§ **YOUR INSTRUCTIONS**
In the listing that follows, locate the line containing "Write the D3.js code for this chart." and the line containing "const barValues = [1];". Retype exactly those two lines and every line between them, and nothing more.

§ **DATA SUPPLIED**
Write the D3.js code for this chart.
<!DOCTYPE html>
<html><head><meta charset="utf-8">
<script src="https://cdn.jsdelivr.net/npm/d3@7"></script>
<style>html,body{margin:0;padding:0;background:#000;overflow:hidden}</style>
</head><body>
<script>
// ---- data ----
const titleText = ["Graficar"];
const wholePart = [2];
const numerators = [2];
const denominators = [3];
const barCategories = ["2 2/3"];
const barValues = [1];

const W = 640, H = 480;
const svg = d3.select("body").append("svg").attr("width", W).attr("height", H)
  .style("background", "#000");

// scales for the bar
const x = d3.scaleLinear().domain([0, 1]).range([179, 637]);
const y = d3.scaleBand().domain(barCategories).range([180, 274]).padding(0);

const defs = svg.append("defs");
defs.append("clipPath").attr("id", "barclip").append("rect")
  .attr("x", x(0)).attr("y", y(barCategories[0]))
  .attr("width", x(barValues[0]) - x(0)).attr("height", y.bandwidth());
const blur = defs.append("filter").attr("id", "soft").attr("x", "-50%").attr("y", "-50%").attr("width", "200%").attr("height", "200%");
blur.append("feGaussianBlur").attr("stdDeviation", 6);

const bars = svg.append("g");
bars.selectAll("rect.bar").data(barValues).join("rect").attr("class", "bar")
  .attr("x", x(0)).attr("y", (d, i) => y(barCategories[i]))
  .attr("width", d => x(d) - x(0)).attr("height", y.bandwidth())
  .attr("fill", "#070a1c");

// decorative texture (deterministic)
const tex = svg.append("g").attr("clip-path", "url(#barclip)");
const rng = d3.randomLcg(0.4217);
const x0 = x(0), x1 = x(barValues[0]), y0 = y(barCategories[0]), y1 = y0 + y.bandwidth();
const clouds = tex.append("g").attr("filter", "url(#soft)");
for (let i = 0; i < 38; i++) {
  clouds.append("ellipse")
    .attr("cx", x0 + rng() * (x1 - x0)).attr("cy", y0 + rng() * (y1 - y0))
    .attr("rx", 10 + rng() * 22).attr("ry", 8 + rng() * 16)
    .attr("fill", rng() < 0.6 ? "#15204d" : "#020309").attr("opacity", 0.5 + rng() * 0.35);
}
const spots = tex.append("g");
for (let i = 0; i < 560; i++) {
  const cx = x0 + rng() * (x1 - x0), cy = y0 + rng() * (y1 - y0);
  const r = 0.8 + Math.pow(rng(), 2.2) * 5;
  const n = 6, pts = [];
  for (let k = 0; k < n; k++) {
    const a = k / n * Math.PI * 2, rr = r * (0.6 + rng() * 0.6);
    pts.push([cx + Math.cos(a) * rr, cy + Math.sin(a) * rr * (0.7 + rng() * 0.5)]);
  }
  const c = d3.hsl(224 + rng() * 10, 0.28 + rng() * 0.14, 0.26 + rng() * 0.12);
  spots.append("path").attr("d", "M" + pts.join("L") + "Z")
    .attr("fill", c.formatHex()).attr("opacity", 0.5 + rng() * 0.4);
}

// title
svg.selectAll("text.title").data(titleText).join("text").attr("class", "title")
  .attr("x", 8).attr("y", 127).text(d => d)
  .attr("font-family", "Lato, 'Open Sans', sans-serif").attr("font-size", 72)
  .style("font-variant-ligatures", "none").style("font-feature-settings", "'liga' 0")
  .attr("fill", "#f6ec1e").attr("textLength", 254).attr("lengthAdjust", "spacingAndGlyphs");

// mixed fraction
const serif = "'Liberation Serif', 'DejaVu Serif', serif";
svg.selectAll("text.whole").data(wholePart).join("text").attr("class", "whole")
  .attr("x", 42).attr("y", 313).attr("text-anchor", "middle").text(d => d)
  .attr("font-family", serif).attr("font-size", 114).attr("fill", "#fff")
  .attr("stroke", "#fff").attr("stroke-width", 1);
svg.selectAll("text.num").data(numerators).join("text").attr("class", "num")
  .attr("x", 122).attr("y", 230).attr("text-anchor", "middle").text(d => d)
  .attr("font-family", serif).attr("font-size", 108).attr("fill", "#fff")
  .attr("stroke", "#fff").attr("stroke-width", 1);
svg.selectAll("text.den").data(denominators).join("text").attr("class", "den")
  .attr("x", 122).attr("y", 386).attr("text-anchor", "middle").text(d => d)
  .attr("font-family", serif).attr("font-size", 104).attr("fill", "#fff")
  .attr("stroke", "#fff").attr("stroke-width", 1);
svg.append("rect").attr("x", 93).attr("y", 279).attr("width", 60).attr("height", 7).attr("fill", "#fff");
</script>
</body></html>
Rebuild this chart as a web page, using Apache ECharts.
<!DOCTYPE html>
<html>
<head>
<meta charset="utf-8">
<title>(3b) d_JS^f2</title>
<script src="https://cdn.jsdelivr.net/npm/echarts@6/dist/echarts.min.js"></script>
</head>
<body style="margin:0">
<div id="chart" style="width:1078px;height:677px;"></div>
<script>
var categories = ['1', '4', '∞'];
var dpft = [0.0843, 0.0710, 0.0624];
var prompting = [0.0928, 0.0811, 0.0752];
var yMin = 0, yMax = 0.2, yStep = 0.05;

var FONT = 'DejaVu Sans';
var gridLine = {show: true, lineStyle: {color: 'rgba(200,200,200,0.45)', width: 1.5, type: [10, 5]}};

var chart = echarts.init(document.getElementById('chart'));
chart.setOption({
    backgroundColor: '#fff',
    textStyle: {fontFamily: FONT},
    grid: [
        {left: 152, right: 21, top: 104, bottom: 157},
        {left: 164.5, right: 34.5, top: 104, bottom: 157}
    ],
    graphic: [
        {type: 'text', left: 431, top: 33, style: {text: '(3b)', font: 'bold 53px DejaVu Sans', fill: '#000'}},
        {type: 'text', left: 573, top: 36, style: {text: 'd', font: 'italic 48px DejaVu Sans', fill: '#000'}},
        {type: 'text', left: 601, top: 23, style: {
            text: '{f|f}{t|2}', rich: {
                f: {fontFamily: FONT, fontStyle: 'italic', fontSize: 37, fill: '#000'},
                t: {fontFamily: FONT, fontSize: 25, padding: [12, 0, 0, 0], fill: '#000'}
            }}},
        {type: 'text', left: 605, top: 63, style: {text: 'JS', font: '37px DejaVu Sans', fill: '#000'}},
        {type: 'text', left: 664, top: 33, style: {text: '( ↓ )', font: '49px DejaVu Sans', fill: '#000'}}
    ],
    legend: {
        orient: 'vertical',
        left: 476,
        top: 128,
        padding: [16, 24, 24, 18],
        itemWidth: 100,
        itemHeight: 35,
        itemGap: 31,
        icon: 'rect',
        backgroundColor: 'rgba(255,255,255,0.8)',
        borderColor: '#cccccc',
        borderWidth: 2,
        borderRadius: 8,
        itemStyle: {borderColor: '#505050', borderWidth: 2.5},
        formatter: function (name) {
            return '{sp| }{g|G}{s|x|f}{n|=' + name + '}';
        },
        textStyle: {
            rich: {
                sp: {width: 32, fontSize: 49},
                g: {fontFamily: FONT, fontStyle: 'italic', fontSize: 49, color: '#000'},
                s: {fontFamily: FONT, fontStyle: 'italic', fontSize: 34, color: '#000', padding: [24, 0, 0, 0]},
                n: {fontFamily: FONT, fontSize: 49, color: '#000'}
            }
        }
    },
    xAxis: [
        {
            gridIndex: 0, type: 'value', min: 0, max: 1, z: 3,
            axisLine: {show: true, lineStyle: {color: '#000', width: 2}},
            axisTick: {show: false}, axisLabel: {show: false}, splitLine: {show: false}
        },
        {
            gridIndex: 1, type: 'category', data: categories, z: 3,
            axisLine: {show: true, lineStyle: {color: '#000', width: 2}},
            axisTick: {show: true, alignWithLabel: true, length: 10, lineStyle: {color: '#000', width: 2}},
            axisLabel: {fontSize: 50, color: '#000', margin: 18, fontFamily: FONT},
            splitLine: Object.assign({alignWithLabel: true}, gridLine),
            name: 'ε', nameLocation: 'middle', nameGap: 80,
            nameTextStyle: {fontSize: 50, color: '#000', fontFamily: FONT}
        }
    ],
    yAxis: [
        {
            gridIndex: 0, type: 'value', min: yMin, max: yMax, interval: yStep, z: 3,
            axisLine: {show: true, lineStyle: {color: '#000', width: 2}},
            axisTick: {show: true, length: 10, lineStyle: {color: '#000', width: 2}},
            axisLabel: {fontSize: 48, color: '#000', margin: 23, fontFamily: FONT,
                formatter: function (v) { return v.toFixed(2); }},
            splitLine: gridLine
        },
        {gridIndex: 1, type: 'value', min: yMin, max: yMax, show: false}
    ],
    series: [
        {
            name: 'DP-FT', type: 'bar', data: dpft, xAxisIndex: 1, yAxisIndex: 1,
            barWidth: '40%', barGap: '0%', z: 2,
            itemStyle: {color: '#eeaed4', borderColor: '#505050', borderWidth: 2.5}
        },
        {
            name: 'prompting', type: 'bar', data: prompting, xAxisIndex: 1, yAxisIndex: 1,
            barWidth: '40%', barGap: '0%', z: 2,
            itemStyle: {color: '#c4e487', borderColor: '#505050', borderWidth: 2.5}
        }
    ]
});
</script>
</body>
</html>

==

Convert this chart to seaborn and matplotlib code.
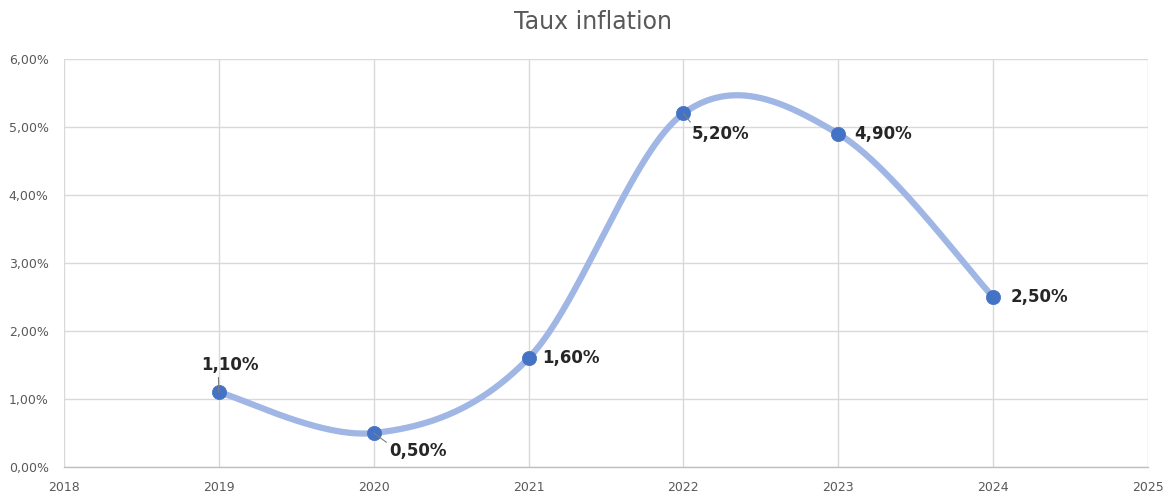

§ **ANSWER TO THIS TASK**
Write the D3.js code for this chart.
<!DOCTYPE html>
<html><head><meta charset="utf-8">
<script src="https://cdn.jsdelivr.net/npm/d3@7"></script>
<style>html,body{margin:0;padding:0;background:#000;overflow:hidden}</style>
</head><body>
<script>
// ---- data ----
const titleText = ["Graficar"];
const wholePart = [2];
const numerators = [2];
const denominators = [3];
const barCategories = ["2 2/3"];
const barValues = [1];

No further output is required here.